I really wish they still published this mag. In the days before the internet, there was nothing like getting a fresh issue in the mail packed with all sorts of goodies. Oh well, nothing good ever lasts...

selphiealmasy8 said...

Poor John. He still thinks that there is overwhelming evidence for the Deer Meadow being Cooper’s dream theory? I have looked at it like this but it just doesn’t work. David Lynch may be ambiguous but he is not a cheater. When he had to rework Mulholland Dr, deciding to make the first part into Diane’s dream, he gave the audience indication of it right away.

The whole Phillip Jeffries character supports Chet Desmond as being real and that FBI agents, in connection with Cole, have a way of disappearing. Chet Desmond was real so why would Dale be dreaming he was Chet? It is far too redundant and the “evidence” is just too silly.

They may have never said it was the only way to view the film but it really isn’t even one way to view it.

The series never states that Dale Cooper investigated Teresa’s murder and the series and film are really the only things that count. I don’t take Coop’s autobiography because I don’t see Lynch has holding to the marketing side of TP. He contradicted Laura’s diary which was written by his own daughter after all.

FWWM is cohesive and deep without Dale Cooper having investigated the Bank’s murder.

Anonymous said...

Agreed. I like that even the publisher of WIP has conflicting viewpoints with many other fans. Just another reason why the show is so great... everyone takes away something different.

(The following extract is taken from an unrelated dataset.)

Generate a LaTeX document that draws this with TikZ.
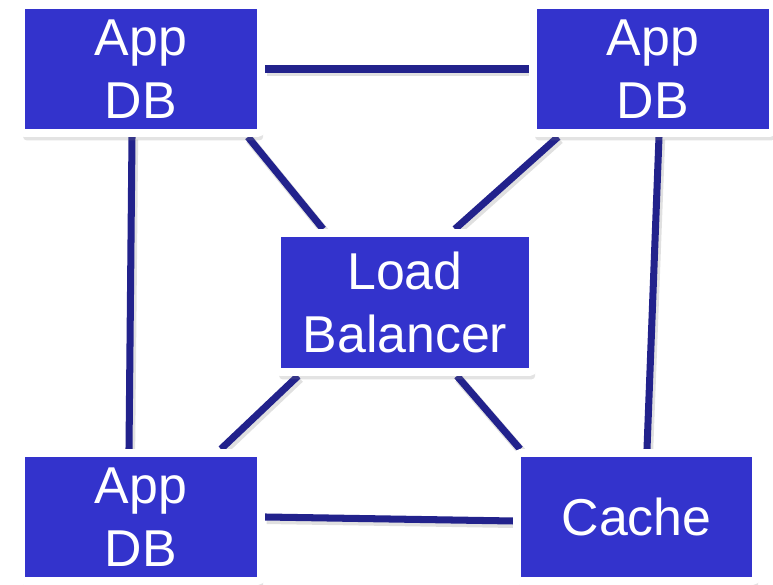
\documentclass[tikz,border=0pt]{standalone}
\usepackage{fontspec}
\setmainfont{Liberation Sans}
\usetikzlibrary{shadows,backgrounds}
\definecolor{boxblue}{HTML}{3333CC}
\definecolor{linkblue}{HTML}{22228C}
\begin{document}
\begin{tikzpicture}[
   server/.style={rectangle, fill=boxblue, draw=white, line width=4.5pt,
      rounded corners=2pt, minimum width=4.8cm, minimum height=2.56cm,
      inner sep=0pt, align=center, text=white,
      font=\fontsize{29.5}{36}\selectfont,
      drop shadow={shadow xshift=1.2pt, shadow yshift=-4.2pt, opacity=0.22}},
   link/.style={linkblue, line width=4pt,
      preaction={draw=black, opacity=0.12, line width=5pt,
         transform canvas={xshift=1pt, yshift=-1.5pt}}}]
\useasboundingbox (0,0) rectangle (15.46,11.70);

\node [server] (tl) at (2.82,10.32) {App\\DB};
\node [server] (tr) at (13.06,10.32) {App\\DB};
\node [server, minimum width=5.12cm, minimum height=2.78cm] (lb) at (8.10,5.65) {Load\\Balancer};
\node [server] (bl) at (2.82,1.36) {App\\DB};
\node [server, minimum width=4.78cm] (ca) at (12.73,1.36) {Cache};

\begin{pgfonlayer}{background}
\draw [link] (tl.east)--(tr.west);
\draw [link] (bl.east)--([yshift=-.08cm]ca.west);
\draw [link] ([xshift=-.18cm]tl.south)--([xshift=-.24cm]bl.north);
\draw [link] ([xshift=.12cm]tr.south)--([xshift=.21cm]ca.north);

\draw [link] ([xshift=-.34cm]tl.south east)--([xshift=1cm]lb.north west);
\draw [link] ([xshift=.58cm]tr.south west)--([xshift=-1.64cm]lb.north east);
\draw [link] ([xshift=.5cm]lb.south west)--([xshift=-.88cm]bl.north east);
\draw [link] ([xshift=-1.6cm]lb.south east)--([xshift=.14cm]ca.north west);
\end{pgfonlayer}

\end{tikzpicture}
\end{document}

I can now say after REPEATED viewings of the show (200+) that this never diminishes and can pretty much form a new opinion and have a more concrete understanding of the world of twin peaks. (A world we can always explore that will NEVER CHANGE)

Joel Bocko said...

I like the Pilot, but I see Miguel's point in that I admire more than love it. For me, the clincher-episode is ep. 2 (the Red Room). When showing or recommending the series to people, I tell them to give it at least three episodes. I can see them being disengaged by the pilot or ep. 1 but if at the end of Cooper's dream they still aren't interested, I'd say it's pretty much a lost cause.